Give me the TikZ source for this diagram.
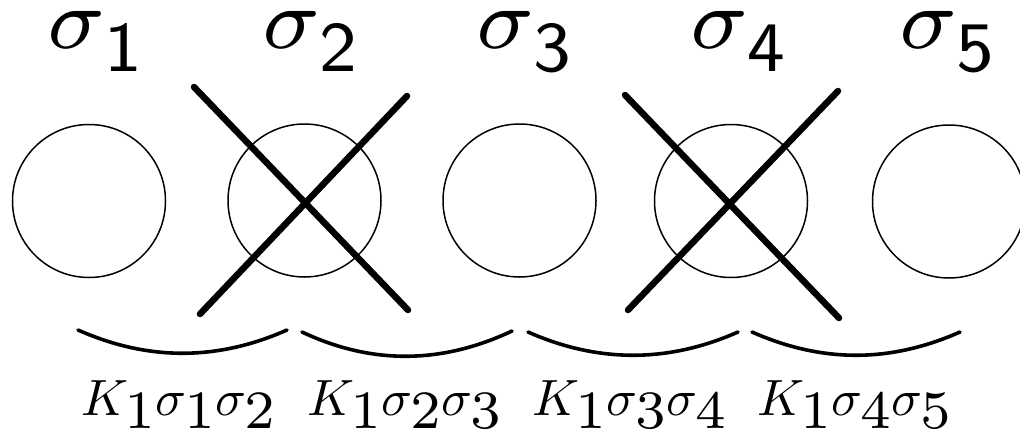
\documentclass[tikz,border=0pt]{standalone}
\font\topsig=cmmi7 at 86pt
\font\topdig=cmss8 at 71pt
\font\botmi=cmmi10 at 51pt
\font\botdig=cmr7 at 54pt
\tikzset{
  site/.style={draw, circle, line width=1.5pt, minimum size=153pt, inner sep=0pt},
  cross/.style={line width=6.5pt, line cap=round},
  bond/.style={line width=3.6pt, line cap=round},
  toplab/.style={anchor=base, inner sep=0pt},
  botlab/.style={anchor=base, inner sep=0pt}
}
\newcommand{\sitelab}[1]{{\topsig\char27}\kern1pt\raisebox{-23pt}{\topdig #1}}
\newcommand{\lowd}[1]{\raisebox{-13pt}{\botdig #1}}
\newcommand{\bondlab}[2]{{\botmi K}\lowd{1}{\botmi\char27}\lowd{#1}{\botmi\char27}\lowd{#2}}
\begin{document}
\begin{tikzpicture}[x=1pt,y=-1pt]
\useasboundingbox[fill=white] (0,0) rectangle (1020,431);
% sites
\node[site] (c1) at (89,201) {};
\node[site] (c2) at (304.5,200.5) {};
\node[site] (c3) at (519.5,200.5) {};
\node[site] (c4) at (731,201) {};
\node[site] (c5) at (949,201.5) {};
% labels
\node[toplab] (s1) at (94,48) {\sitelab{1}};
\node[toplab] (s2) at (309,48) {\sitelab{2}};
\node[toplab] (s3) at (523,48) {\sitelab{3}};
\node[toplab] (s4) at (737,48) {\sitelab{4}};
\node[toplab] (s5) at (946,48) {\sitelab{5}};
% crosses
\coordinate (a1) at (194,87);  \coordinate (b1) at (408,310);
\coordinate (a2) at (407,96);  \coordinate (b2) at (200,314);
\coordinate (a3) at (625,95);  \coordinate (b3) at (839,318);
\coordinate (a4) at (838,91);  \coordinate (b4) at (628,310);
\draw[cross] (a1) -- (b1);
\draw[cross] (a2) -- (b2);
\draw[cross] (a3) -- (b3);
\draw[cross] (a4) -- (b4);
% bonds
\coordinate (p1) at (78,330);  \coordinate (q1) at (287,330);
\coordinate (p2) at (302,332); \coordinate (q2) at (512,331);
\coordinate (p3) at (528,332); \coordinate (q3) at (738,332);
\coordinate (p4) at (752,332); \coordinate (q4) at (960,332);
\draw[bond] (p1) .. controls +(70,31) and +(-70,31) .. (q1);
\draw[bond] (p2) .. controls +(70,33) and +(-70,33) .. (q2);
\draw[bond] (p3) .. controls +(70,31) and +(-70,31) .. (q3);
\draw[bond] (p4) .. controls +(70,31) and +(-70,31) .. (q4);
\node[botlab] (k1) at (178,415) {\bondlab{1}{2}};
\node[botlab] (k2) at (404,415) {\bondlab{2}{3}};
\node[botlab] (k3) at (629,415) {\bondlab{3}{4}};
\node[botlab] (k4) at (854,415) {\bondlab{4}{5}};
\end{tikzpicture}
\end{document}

━━━━━━━━━━

### What you need to do
Retype the data above exactly; pictures are not part of the copy.

### Final answer
Give me the TikZ source for this diagram.
\documentclass[tikz,border=0pt]{standalone}
\font\topsig=cmmi7 at 86pt
\font\topdig=cmss8 at 71pt
\font\botmi=cmmi10 at 51pt
\font\botdig=cmr7 at 54pt
\tikzset{
  site/.style={draw, circle, line width=1.5pt, minimum size=153pt, inner sep=0pt},
  cross/.style={line width=6.5pt, line cap=round},
  bond/.style={line width=3.6pt, line cap=round},
  toplab/.style={anchor=base, inner sep=0pt},
  botlab/.style={anchor=base, inner sep=0pt}
}
\newcommand{\sitelab}[1]{{\topsig\char27}\kern1pt\raisebox{-23pt}{\topdig #1}}
\newcommand{\lowd}[1]{\raisebox{-13pt}{\botdig #1}}
\newcommand{\bondlab}[2]{{\botmi K}\lowd{1}{\botmi\char27}\lowd{#1}{\botmi\char27}\lowd{#2}}
\begin{document}
\begin{tikzpicture}[x=1pt,y=-1pt]
\useasboundingbox[fill=white] (0,0) rectangle (1020,431);
% sites
\node[site] (c1) at (89,201) {};
\node[site] (c2) at (304.5,200.5) {};
\node[site] (c3) at (519.5,200.5) {};
\node[site] (c4) at (731,201) {};
\node[site] (c5) at (949,201.5) {};
% labels
\node[toplab] (s1) at (94,48) {\sitelab{1}};
\node[toplab] (s2) at (309,48) {\sitelab{2}};
\node[toplab] (s3) at (523,48) {\sitelab{3}};
\node[toplab] (s4) at (737,48) {\sitelab{4}};
\node[toplab] (s5) at (946,48) {\sitelab{5}};
% crosses
\coordinate (a1) at (194,87);  \coordinate (b1) at (408,310);
\coordinate (a2) at (407,96);  \coordinate (b2) at (200,314);
\coordinate (a3) at (625,95);  \coordinate (b3) at (839,318);
\coordinate (a4) at (838,91);  \coordinate (b4) at (628,310);
\draw[cross] (a1) -- (b1);
\draw[cross] (a2) -- (b2);
\draw[cross] (a3) -- (b3);
\draw[cross] (a4) -- (b4);
% bonds
\coordinate (p1) at (78,330);  \coordinate (q1) at (287,330);
\coordinate (p2) at (302,332); \coordinate (q2) at (512,331);
\coordinate (p3) at (528,332); \coordinate (q3) at (738,332);
\coordinate (p4) at (752,332); \coordinate (q4) at (960,332);
\draw[bond] (p1) .. controls +(70,31) and +(-70,31) .. (q1);
\draw[bond] (p2) .. controls +(70,33) and +(-70,33) .. (q2);
\draw[bond] (p3) .. controls +(70,31) and +(-70,31) .. (q3);
\draw[bond] (p4) .. controls +(70,31) and +(-70,31) .. (q4);
\node[botlab] (k1) at (178,415) {\bondlab{1}{2}};
\node[botlab] (k2) at (404,415) {\bondlab{2}{3}};
\node[botlab] (k3) at (629,415) {\bondlab{3}{4}};
\node[botlab] (k4) at (854,415) {\bondlab{4}{5}};
\end{tikzpicture}
\end{document}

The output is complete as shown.